I didn’t think it was possible to get blisters from an iPad. Smooth glass usually isn’t as hard on thumbs as a pair of analog sticks — or so I thought. Mutant Storm taught me there’s always a risk of dermal damage when playing an intense game, no matter what its interface happens to be.

Mutant Storm — despite the iPad’s lack of physical sticks — is a two stick shooter, a genre that calls Robotron: 2084 its daddy. Two stick shooters distinguish themselves through a gracefully simple control scheme. One stick directs movement, and the other stick shoots in whatever direction push it. The goal of these games is simple too. Shoot everything around you without getting shot.

Mutant Storm accommodates this lofty goal quite well. It has no shortage of things to shoot, the vast majority of which explode in colorful ways. Everything in the game — the stages, the enemies, your ship, your bullets — share a Tron-like luminescence. The visuals pair well with an ambient, thrumming soundtrack and pseudo-retro sound effects. Everything about Mutant Storm makes it feel like it’s meant to be played on a stand-up machine in some dim arcade circa 1986. The graphics are very much modern, but the overall feel is decidedly nostalgic.

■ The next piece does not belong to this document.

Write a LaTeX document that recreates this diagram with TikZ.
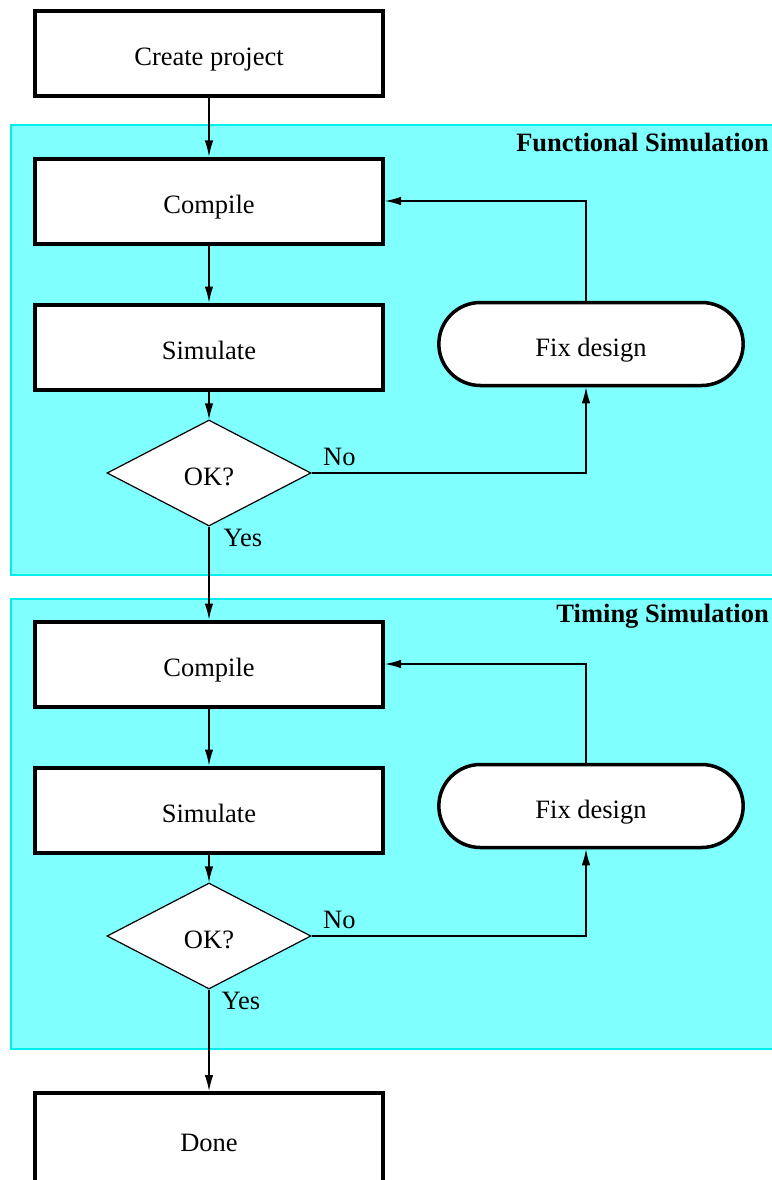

As is the gameplay. Mutant Storm is no-frills arcade style fun. The other way to word this is bare-bones though, which is not as complimentary. The only thing there is to collect in this game is a high score. There is no upgrade system to muck around with. The four ships available to choose from (which all perform the same as far as I can tell) can be painted different colors, but that’s it as far as customization goes. And once you start playing you’ll find there are only a handful of power-ups, none of which are particularly inventive. There just isn’t very much here. I hate to judge a game by what could have been, but Mutant Storm could have been much more than it is.

MUTANT STORM

The only reason this bothers me is because Mutant Storm’s core gameplay is rock solid. It is just plain fun. Each of the game’s 90 stages is a screen-sized arena that spawns waves of baddies. Some levels are circular, some triangular, etc, and each features its own unique arrangement of obstacles — walls, laser barriers, and boxes that grant bonus points if you finish the stage without blowing them up. The shape of each stage and the arrangement of these obstacles effects how you’ll handle the waves of enemies that spawn around them. Should you scoot behind a wall and take out that pesky turret before the robo-worms appear? Or should you hang back behind the laser barrier and shoot from afar?

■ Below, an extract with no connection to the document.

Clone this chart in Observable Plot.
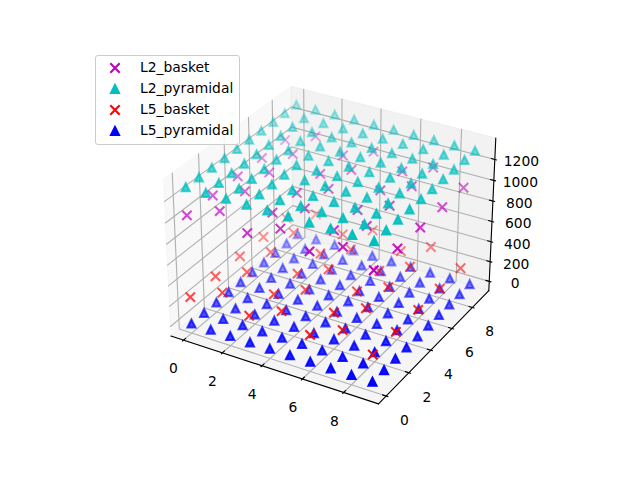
<!DOCTYPE html>
<html><head><meta charset="utf-8">
<script src="https://cdn.jsdelivr.net/npm/d3@7"></script>
<script src="https://cdn.jsdelivr.net/npm/@observablehq/plot@0.6"></script>
<style>
html,body{margin:0;padding:0;background:#fff;overflow:hidden}
#wrap{position:relative;width:640px;height:480px;font-family:"DejaVu Sans",sans-serif;overflow:hidden;}
#legend{position:absolute;left:95px;top:55px;width:143px;height:88px;border:1px solid #ccc;border-radius:3px;background:rgba(255,255,255,.8);}
#legend .row{position:absolute;left:0;height:20px;line-height:20px;font-size:13.89px;color:#000;white-space:nowrap;}
#legend svg{position:absolute;left:8px;top:0;overflow:visible;}
#legend span{position:absolute;left:44px;top:-1px;}
</style></head><body><div id="wrap"><div id="legend"></div></div>
<script>
const seriesNames = ["L2_basket","L2_pyramidal","L5_basket","L5_pyramidal"];
const seriesColors = ["#bf00bf","#00bfbf","#ff0000","#0000ff"];
const seriesMarkers = ["x","triangle","x","triangle"];
const seriesHeights = [1045.9,1307.4,261.5,0];
const xTicks = [0,2,4,6,8];
const yTicks = [0,2,4,6,8];
const zTicks = [0,200,400,600,800,1000,1200];
const pyramidalX = [0,0,0,0,0,0,0,0,0,0,1,1,1,1,1,1,1,1,1,1,2,2,2,2,2,2,2,2,2,2,3,3,3,3,3,3,3,3,3,3,4,4,4,4,4,4,4,4,4,4,5,5,5,5,5,5,5,5,5,5,6,6,6,6,6,6,6,6,6,6,7,7,7,7,7,7,7,7,7,7,8,8,8,8,8,8,8,8,8,8,9,9,9,9,9,9,9,9,9,9];
const pyramidalY = [0,1,2,3,4,5,6,7,8,9,0,1,2,3,4,5,6,7,8,9,0,1,2,3,4,5,6,7,8,9,0,1,2,3,4,5,6,7,8,9,0,1,2,3,4,5,6,7,8,9,0,1,2,3,4,5,6,7,8,9,0,1,2,3,4,5,6,7,8,9,0,1,2,3,4,5,6,7,8,9,0,1,2,3,4,5,6,7,8,9,0,1,2,3,4,5,6,7,8,9];
const basketX = [0,0,0,0,0,1,1,1,1,1,3,3,3,3,3,4,4,4,4,4,6,6,6,6,6,7,7,7,7,7,9,9,9,9,9];
const basketY = [0,2,4,6,8,1,3,5,7,9,0,2,4,6,8,1,3,5,7,9,0,2,4,6,8,1,3,5,7,9,0,2,4,6,8];

// View geometry of a default 3D axes: elevation 30, azimuth -60, distance 10.
const limX = [-0.656,9.656], limY = [-0.656,9.656], limZ = [-95.3,1402.7];
const dist = 10, elev = 30*Math.PI/180, azim = -60*Math.PI/180;
const k = 1.8294640721620434*25/24/Math.hypot(4,4,3);
const box = [4*k,4*k,3*k];
const R = box.map(b=>b/2);
const dir = [Math.cos(elev)*Math.cos(azim),Math.cos(elev)*Math.sin(azim),Math.sin(elev)];
const E = R.map((r,i)=>r+dist*dir[i]);
const cross=(a,b)=>[a[1]*b[2]-a[2]*b[1],a[2]*b[0]-a[0]*b[2],a[0]*b[1]-a[1]*b[0]];
const dot3=(a,b)=>a[0]*b[0]+a[1]*b[1]+a[2]*b[2];
const uu = cross([0,0,1],dir); const un=Math.hypot(...uu); const U=uu.map(v=>v/un);
const V = cross(dir,U);
function project(x,y,z){
  const p=[(x-limX[0])/(limX[1]-limX[0])*box[0],(y-limY[0])/(limY[1]-limY[0])*box[1],(z-limZ[0])/(limZ[1]-limZ[0])*box[2]];
  const d=p.map((v,i)=>v-E[i]);
  const depth=-dot3(d,dir);
  return {px:dot3(d,U)/depth,py:dot3(d,V)/depth,vz:-dist/depth};
}
const [x0,x1]=limX,[y0,y1]=limY,[z0,z1]=limZ;
const dx=(x1-x0)/12, dy=(y1-y0)/12;
function pts(list,id,extra={}){return list.map(p=>({...project(...p),id,...extra}));}
const panes=[
  {c:"#f2f2f2",p:[[x0,y0,z0],[x0,y1,z0],[x0,y1,z1],[x0,y0,z1],[x0,y0,z0]]},
  {c:"#e6e6e6",p:[[x0,y1,z0],[x1,y1,z0],[x1,y1,z1],[x0,y1,z1],[x0,y1,z0]]},
  {c:"#ececec",p:[[x0,y0,z0],[x1,y0,z0],[x1,y1,z0],[x0,y1,z0],[x0,y0,z0]]}
];
const paneRows=panes.flatMap((q,i)=>pts(q.p,"pane"+i,{c:q.c}));
const gridRows=[
  ...xTicks.flatMap(t=>pts([[t,y0,z0],[t,y1,z0],[t,y1,z1]],"gx"+t)),
  ...yTicks.flatMap(t=>pts([[x1,t,z0],[x0,t,z0],[x0,t,z1]],"gy"+t)),
  ...zTicks.flatMap(t=>pts([[x0,y0,t],[x0,y1,t],[x1,y1,t]],"gz"+t))
];
const axisRows=[
  ...pts([[x0,y0,z0],[x1,y0,z0]],"ax"),
  ...pts([[x1,y0,z0],[x1,y1,z0]],"ay"),
  ...pts([[x1,y1,z0],[x1,y1,z1]],"az")
];
const tickRows=[
  ...xTicks.flatMap(t=>pts([[t,y0+0.2*dy,z0],[t,y0-0.1*dy,z0]],"tx"+t)),
  ...yTicks.flatMap(t=>pts([[x1-0.2*dx,t,z0],[x1+0.1*dx,t,z0]],"ty"+t)),
  ...zTicks.flatMap(t=>pts([[x1-0.2*dx,y1,t],[x1+0.1*dx,y1,t]],"tz"+t))
];
const xLabelRows=xTicks.map(t=>({...project(t,y0-1.05*dy,z0),t}));
const yLabelRows=yTicks.map(t=>({...project(x1+1.05*dx,t,z0),t}));
const zLabelRows=zTicks.map(t=>({...project(x1+1.0*dx,y1,t),t}));
const crossMark={draw(c,size){const r=Math.sqrt(size/Math.PI);c.moveTo(-r,-r);c.lineTo(r,r);c.moveTo(-r,r);c.lineTo(r,-r);}};
const triMark={draw(c,size){const r=Math.sqrt(size/Math.PI);c.moveTo(0,-r);c.lineTo(-r,r);c.lineTo(r,r);c.closePath();}};
const symbolOf=m=>m==="x"?crossMark:triMark;
const markRadius=m=>m==="x"?3.95:4;
function layer(i){
  const isPyr=seriesMarkers[i]==="triangle";
  const xs=isPyr?pyramidalX:basketX, ys=isPyr?pyramidalY:basketY;
  const rows=xs.map((x,j)=>project(x,ys[j],seriesHeights[i]));
  const [a,b]=d3.extent(rows,d=>d.vz);
  rows.forEach(d=>d.a=1-(d.vz-a)/(b-a)*0.7);
  rows.sort((p,q)=>q.vz-p.vz);
  return Plot.dot(rows,{x:"px",y:"py",r:markRadius(seriesMarkers[i]),symbol:symbolOf(seriesMarkers[i]),
    fill:isPyr?seriesColors[i]:"none",stroke:seriesColors[i],strokeWidth:2.08,strokeLinecap:"square",
    fillOpacity:isPyr?"a":undefined,strokeOpacity:"a"});
}
const lineMark=(rows,o)=>Plot.line(rows,{x:"px",y:"py",z:"id",...o});
const labelMark=(rows,o)=>Plot.text(rows,{x:"px",y:"py",text:d=>String(d.t),fontSize:13.89,fontFamily:"DejaVu Sans",fill:"#000",...o});
const chart=Plot.plot({
  width:640,height:480,margin:0,
  x:{axis:null,domain:[-0.095,0.09],range:[142.5,512.1]},
  y:{axis:null,domain:[-0.095,0.09],range:[426.7,57.1]},
  opacity:{type:"identity"},
  style:{background:"transparent"},
  marks:[
    ...panes.map((q,i)=>lineMark(paneRows.filter(d=>d.id==="pane"+i),{fill:q.c,fillOpacity:0.5,stroke:q.c,strokeOpacity:0.5,strokeWidth:1})),
    lineMark(gridRows,{stroke:"#b0b0b0",strokeWidth:1.11}),
    lineMark(axisRows,{stroke:"#000",strokeWidth:1.11}),
    lineMark(tickRows,{stroke:"#000",strokeWidth:1.11}),
    labelMark(xLabelRows,{dx:1.5,dy:18.3}),
    labelMark(yLabelRows,{dx:-1,dy:18.5}),
    labelMark(zLabelRows,{dx:8.7,dy:-2.5}),
    layer(3),layer(2),layer(0),layer(1)
  ]
});
const wrap=document.getElementById("wrap");
wrap.insertBefore(chart,wrap.firstChild);
chart.style.position="absolute";chart.style.left="0";chart.style.top="0";
const legend=d3.select("#legend");
seriesNames.forEach((name,i)=>{
  const row=legend.append("div").attr("class","row").style("top",(1.5+i*21)+"px");
  const s=row.append("svg").attr("width",24).attr("height",20);
  const isPyr=seriesMarkers[i]==="triangle";
  const r=markRadius(seriesMarkers[i]);
  s.append("path").attr("transform","translate(11,10)")
   .attr("d",d3.symbol(symbolOf(seriesMarkers[i]),r*r*Math.PI)())
   .attr("fill",isPyr?seriesColors[i]:"none").attr("stroke",seriesColors[i]).attr("stroke-width",2.08).attr("stroke-linecap","square");
  row.append("span").text(name);
});
</script></body></html>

What keeps this fairly repetitive cycle of battles fresh is its variety of enemies and their unique movement/attack patterns. Crystalline spheres explode into smaller iterations like the meteors do in Asteroids. Spider-like tanks shoot lasers that remain on screen for a short time, restricting your movement. Machines that look like rosebuds spew deadly triangles out of their backsides. When all three of these adversaries are on screen at once, things can get very hectic. Surviving these moments is the point of this game. It’s all about the exhilaration, the thrill of just barely slipping past a rock and a hard place. And I only beat it on easy.

MUTANT STORM

Anyone who likes arcade shooters should pick this game up. If you like a challenge, doubly so. My biggest qualm with the game is that, because the control surface is also the screen, I sometimes couldn’t see the action because my own thumbs got in the way. Besides this inherent flaw in the platform, the controls are top notch. You won’t have anyone to blame for dying but yourself. And dying you will do. This game is hard. Just remember… that’s an iPad in your hands, not a controller. Don’t throw it across the room!